• _Short exercise_: Return precisely the span of lines from the top of the material below to the line containing "from matplotlib.patches import Rectangle", both included. Pictures are excluded.
-- start --
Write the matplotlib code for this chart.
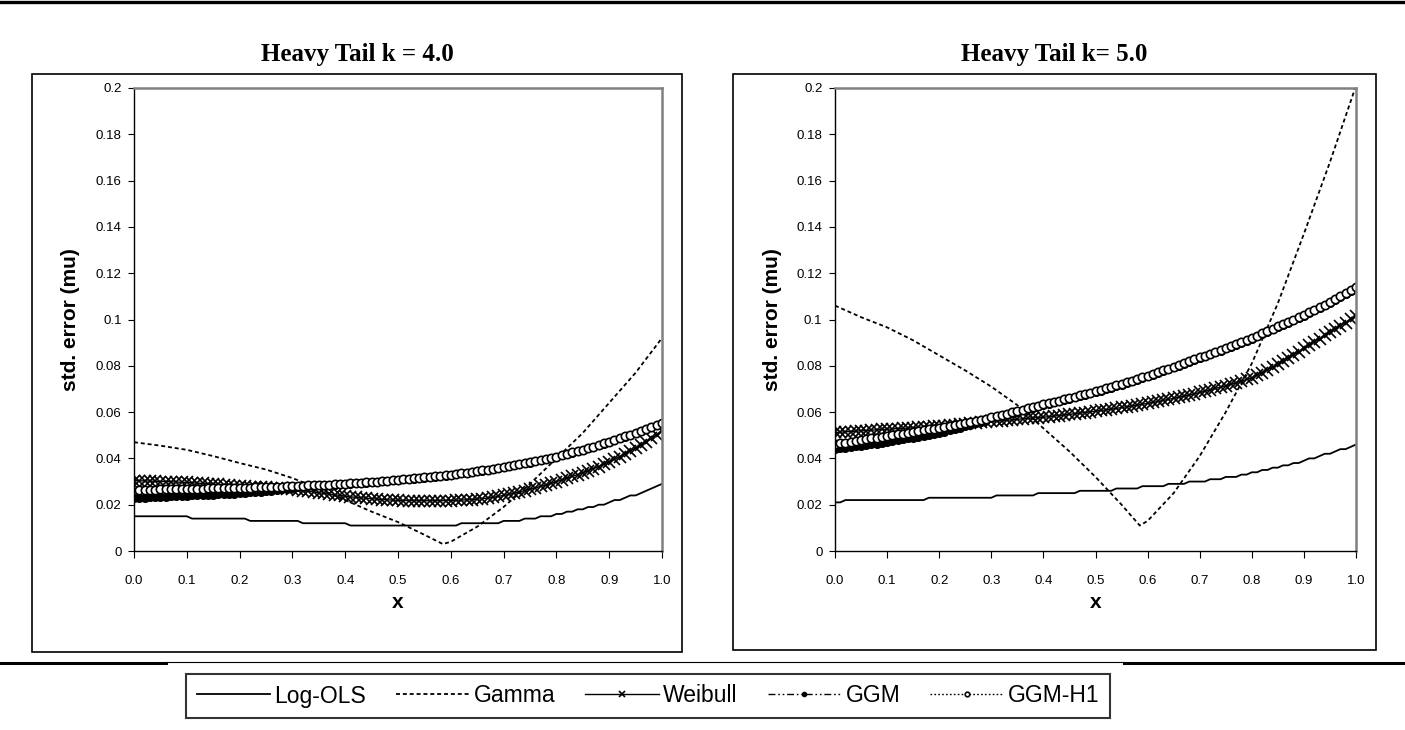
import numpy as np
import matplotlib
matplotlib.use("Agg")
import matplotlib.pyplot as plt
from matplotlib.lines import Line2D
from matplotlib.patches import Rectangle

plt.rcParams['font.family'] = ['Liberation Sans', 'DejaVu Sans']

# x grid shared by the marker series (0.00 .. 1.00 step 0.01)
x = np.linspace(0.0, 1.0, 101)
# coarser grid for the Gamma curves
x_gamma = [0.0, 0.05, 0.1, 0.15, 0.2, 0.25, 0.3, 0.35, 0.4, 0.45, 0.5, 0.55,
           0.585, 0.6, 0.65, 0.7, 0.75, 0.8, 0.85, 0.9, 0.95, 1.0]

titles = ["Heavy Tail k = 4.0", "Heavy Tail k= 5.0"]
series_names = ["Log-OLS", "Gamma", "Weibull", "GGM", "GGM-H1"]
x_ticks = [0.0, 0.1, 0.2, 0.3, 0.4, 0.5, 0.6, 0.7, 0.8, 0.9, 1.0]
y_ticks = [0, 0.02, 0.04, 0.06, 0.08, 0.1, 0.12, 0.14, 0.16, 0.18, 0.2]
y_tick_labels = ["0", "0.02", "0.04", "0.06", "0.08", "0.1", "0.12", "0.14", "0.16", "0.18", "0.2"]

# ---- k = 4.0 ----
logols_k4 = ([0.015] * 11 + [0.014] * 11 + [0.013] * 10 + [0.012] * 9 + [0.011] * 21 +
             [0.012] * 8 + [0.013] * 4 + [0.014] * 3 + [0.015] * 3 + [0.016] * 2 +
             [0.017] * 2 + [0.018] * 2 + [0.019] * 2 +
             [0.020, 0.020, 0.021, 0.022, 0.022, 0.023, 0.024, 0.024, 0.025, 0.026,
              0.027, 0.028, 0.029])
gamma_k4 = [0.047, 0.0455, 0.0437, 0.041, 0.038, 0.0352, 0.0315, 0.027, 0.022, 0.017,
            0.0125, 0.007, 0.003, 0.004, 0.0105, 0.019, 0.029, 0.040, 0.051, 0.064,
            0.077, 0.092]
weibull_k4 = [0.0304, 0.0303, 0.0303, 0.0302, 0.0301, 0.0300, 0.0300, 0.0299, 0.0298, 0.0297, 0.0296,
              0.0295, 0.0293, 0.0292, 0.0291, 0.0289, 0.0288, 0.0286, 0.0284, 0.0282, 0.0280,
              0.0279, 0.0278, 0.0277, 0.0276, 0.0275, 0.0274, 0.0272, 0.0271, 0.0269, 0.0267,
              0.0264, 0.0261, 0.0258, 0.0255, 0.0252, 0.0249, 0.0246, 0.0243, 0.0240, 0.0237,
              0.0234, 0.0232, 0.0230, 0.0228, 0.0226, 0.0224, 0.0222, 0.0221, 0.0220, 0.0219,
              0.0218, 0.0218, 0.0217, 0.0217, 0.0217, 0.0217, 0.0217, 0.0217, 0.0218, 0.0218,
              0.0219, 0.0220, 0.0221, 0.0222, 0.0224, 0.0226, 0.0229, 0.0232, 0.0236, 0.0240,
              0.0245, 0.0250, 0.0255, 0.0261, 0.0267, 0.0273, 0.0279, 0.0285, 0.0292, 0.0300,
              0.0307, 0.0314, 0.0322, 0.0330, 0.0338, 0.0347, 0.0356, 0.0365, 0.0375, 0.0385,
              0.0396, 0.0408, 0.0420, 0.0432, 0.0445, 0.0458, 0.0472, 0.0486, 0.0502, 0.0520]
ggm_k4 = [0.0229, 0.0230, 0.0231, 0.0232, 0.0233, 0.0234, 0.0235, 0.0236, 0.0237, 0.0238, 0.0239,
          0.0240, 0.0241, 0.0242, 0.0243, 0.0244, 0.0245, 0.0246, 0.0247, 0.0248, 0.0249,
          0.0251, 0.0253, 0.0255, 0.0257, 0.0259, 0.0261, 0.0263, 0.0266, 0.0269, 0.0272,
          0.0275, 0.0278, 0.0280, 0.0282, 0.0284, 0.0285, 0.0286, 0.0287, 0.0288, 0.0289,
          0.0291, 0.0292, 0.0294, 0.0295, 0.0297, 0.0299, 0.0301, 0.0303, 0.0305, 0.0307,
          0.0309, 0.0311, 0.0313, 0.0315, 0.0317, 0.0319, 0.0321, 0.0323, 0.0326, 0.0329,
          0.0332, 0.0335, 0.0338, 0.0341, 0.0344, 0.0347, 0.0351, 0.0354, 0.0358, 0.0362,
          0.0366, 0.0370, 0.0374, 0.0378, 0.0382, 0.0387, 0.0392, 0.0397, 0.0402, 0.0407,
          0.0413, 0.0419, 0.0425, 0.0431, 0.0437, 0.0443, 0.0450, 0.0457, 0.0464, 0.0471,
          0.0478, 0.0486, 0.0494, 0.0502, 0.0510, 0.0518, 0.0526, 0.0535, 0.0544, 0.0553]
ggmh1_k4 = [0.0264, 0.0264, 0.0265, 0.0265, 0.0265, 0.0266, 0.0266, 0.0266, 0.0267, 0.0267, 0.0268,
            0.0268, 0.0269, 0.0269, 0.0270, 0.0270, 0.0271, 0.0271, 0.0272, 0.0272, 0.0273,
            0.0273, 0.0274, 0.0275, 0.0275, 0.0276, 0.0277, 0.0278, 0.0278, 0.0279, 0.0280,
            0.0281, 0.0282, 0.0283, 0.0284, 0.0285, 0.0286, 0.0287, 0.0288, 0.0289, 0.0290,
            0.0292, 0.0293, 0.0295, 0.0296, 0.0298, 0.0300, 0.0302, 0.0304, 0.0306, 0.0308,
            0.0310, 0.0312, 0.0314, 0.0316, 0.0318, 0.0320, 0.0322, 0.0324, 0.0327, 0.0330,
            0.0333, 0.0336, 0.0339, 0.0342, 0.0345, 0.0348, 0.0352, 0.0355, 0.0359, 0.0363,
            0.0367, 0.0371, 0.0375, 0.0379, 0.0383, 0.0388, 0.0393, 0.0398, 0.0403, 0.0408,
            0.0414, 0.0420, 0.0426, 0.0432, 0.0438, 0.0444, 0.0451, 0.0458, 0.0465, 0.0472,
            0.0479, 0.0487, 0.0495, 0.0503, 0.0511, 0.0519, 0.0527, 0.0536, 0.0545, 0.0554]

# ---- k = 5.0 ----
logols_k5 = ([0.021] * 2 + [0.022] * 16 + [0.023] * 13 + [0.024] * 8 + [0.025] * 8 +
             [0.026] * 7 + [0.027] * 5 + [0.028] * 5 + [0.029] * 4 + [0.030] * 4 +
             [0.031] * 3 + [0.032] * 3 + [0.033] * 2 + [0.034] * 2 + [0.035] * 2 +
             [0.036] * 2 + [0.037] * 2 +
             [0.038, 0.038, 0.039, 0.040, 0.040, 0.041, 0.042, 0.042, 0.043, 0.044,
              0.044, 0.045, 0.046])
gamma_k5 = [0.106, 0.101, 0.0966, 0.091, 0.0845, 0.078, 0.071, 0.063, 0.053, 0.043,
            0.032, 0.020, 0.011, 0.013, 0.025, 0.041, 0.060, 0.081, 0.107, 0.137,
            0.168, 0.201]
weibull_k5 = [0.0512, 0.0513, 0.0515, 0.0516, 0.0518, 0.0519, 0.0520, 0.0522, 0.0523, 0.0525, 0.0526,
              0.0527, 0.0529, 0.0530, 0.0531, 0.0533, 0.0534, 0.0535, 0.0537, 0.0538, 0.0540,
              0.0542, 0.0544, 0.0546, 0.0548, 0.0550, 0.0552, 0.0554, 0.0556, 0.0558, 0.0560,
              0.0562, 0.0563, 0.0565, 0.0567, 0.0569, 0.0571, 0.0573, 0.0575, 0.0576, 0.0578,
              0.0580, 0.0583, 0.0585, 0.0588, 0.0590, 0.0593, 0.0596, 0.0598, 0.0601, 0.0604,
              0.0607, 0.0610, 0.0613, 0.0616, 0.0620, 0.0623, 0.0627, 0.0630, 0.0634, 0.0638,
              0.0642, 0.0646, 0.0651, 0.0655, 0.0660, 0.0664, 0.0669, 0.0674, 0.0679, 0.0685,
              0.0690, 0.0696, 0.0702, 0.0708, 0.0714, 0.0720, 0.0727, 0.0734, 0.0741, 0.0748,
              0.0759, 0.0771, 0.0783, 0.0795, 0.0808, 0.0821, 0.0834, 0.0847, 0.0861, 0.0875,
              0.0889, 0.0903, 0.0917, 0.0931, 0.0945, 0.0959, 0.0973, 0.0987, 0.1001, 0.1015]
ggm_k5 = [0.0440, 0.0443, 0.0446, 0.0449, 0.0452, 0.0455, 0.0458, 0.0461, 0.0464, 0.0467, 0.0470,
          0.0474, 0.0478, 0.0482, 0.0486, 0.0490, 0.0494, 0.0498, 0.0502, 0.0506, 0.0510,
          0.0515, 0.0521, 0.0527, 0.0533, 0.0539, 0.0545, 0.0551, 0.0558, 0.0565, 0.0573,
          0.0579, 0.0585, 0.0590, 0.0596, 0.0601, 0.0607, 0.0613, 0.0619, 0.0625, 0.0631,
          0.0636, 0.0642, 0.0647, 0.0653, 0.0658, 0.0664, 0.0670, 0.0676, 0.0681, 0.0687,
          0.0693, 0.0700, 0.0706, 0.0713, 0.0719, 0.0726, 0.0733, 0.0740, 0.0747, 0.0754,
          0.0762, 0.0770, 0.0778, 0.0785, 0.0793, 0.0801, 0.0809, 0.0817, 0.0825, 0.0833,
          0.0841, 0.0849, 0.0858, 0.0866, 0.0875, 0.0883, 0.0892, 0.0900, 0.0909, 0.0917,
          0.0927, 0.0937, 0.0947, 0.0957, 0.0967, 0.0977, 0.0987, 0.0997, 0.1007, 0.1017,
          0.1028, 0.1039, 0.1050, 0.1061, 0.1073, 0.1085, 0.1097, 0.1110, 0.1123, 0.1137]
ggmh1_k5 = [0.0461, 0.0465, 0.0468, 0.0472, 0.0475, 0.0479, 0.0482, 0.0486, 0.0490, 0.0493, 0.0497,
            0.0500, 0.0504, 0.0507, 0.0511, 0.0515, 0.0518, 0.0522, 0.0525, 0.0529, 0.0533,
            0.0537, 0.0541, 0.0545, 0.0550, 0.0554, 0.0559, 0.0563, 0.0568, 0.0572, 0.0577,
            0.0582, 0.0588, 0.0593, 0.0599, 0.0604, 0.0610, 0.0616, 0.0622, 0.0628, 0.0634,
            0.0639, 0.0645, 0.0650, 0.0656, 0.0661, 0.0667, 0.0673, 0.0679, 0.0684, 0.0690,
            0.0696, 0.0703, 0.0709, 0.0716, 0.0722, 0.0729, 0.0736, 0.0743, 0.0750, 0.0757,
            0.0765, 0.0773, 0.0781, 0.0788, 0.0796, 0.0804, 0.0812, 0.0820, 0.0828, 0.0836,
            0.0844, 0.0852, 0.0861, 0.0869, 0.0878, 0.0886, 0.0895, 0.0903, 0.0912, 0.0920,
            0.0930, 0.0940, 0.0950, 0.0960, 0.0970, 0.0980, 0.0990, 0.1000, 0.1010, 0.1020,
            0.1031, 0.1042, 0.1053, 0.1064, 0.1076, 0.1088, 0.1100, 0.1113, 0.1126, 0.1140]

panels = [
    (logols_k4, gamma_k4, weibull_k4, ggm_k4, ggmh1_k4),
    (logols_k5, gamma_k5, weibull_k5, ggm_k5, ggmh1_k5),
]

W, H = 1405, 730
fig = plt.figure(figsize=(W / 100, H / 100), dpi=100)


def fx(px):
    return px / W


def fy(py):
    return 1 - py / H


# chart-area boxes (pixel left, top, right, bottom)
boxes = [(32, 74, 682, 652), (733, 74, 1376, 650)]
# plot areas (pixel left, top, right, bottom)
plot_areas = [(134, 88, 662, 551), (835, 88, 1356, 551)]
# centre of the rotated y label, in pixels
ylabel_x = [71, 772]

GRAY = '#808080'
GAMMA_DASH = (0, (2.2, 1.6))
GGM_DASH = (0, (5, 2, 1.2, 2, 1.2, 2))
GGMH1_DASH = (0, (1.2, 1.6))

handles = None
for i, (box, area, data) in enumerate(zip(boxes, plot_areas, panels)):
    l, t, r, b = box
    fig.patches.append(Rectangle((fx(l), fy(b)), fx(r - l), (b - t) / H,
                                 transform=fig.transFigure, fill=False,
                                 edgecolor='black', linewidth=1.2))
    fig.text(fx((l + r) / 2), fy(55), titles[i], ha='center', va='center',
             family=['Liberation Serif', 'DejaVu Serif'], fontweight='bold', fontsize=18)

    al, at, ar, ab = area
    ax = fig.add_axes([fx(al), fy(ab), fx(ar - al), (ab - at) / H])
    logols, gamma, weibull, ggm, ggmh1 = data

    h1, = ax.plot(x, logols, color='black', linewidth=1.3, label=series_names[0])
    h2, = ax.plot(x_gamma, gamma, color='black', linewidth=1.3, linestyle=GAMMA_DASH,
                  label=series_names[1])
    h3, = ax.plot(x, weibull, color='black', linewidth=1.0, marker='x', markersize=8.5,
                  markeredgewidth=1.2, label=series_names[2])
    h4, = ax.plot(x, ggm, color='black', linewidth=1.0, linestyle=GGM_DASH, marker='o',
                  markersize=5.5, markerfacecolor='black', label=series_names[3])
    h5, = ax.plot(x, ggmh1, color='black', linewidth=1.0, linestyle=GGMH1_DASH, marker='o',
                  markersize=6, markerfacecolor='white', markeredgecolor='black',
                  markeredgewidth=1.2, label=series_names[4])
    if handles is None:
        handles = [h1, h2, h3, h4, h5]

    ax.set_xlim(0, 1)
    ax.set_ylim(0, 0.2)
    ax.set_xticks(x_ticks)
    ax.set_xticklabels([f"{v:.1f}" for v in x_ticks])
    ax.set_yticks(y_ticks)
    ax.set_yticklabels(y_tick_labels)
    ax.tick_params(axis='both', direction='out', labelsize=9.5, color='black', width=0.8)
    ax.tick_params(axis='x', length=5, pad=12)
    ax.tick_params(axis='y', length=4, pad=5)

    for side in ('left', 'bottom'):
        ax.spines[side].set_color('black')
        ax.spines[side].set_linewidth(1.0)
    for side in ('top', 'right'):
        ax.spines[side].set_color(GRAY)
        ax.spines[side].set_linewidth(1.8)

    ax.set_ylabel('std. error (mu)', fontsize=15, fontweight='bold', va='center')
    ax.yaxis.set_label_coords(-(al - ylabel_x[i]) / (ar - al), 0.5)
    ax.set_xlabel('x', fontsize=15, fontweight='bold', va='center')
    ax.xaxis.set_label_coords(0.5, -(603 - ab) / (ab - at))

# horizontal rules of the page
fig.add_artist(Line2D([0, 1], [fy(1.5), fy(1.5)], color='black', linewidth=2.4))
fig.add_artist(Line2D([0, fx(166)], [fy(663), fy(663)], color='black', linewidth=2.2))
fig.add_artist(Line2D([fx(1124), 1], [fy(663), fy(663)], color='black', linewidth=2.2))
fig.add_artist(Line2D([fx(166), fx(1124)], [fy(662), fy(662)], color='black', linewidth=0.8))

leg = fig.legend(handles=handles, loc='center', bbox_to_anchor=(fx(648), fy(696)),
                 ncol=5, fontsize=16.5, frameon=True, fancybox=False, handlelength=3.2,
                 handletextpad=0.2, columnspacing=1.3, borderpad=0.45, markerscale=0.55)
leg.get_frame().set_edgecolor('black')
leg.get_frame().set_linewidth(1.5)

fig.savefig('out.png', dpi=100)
-- end --
• _Solution_:
Write the matplotlib code for this chart.
import numpy as np
import matplotlib
matplotlib.use("Agg")
import matplotlib.pyplot as plt
from matplotlib.lines import Line2D
from matplotlib.patches import Rectangle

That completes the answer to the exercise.